Dans ces conditions, comment imaginer que les crédits prévus pour 2007, qui sont l'exacte reconduction de ceux de 2006, puissent être suffisants ? Fin 2007, si rien n'est fait, la dette de l'État à l'égard de l'assurance maladie au titre de l'AME devrait atteindre plus de un milliard d'euros ! C'est la raison pour laquelle notre commission vous proposera, là encore, de redéployer des crédits pour apurer une partie de la dette accumulée.
Notre commission s'inquiète également du fait qu'une partie de la réforme de 2005 en matière de droit à compensation du handicap reste encore lettre morte : aujourd'hui, en effet, seuls 50 % des départements ont effectivement mis en place un fonds de compensation pour aider les personnes handicapées à couvrir les frais restant à leur charge après déduction des sommes versées au titre de la prestation de compensation.
Même lorsque le fonds existe, le versement des aides aux personnes handicapées est empêché par une interprétation extrêmement restrictive de ses possibilités d'intervention. Or, en l'absence d'intervention de ces fonds, l'importance du reste à charge pour les personnes handicapées décourage l'acquisition d'aides techniques pourtant indispensables à leur qualité de vie.

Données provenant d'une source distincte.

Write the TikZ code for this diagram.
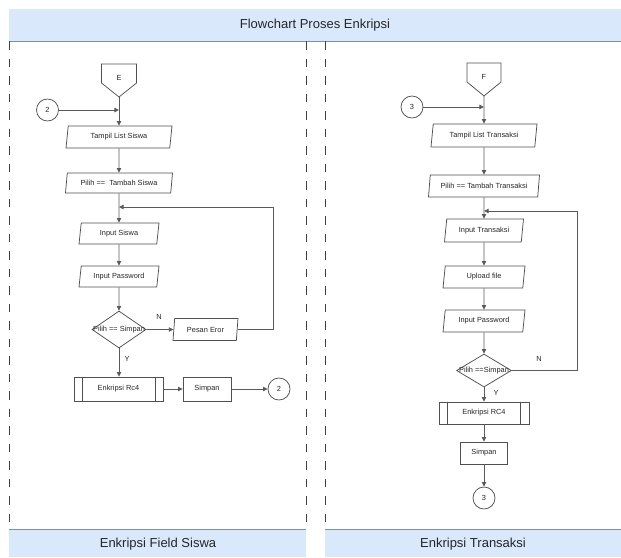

Cette question de la limitation du reste à charge avait, d'ailleurs, largement mobilisé notre commission lors du vote de la loi de 2005. Il est donc logique qu'elle vous propose un amendement pour rendre effective cette garantie essentielle pour les personnes handicapées.
Sous le bénéfice de ces observations, et sous réserve des amendements qu'elle vous présentera, la commission des affaires sociales a émis un avis favorable à l'adoption des crédits de la mission « Solidarité et intégration » pour 2007.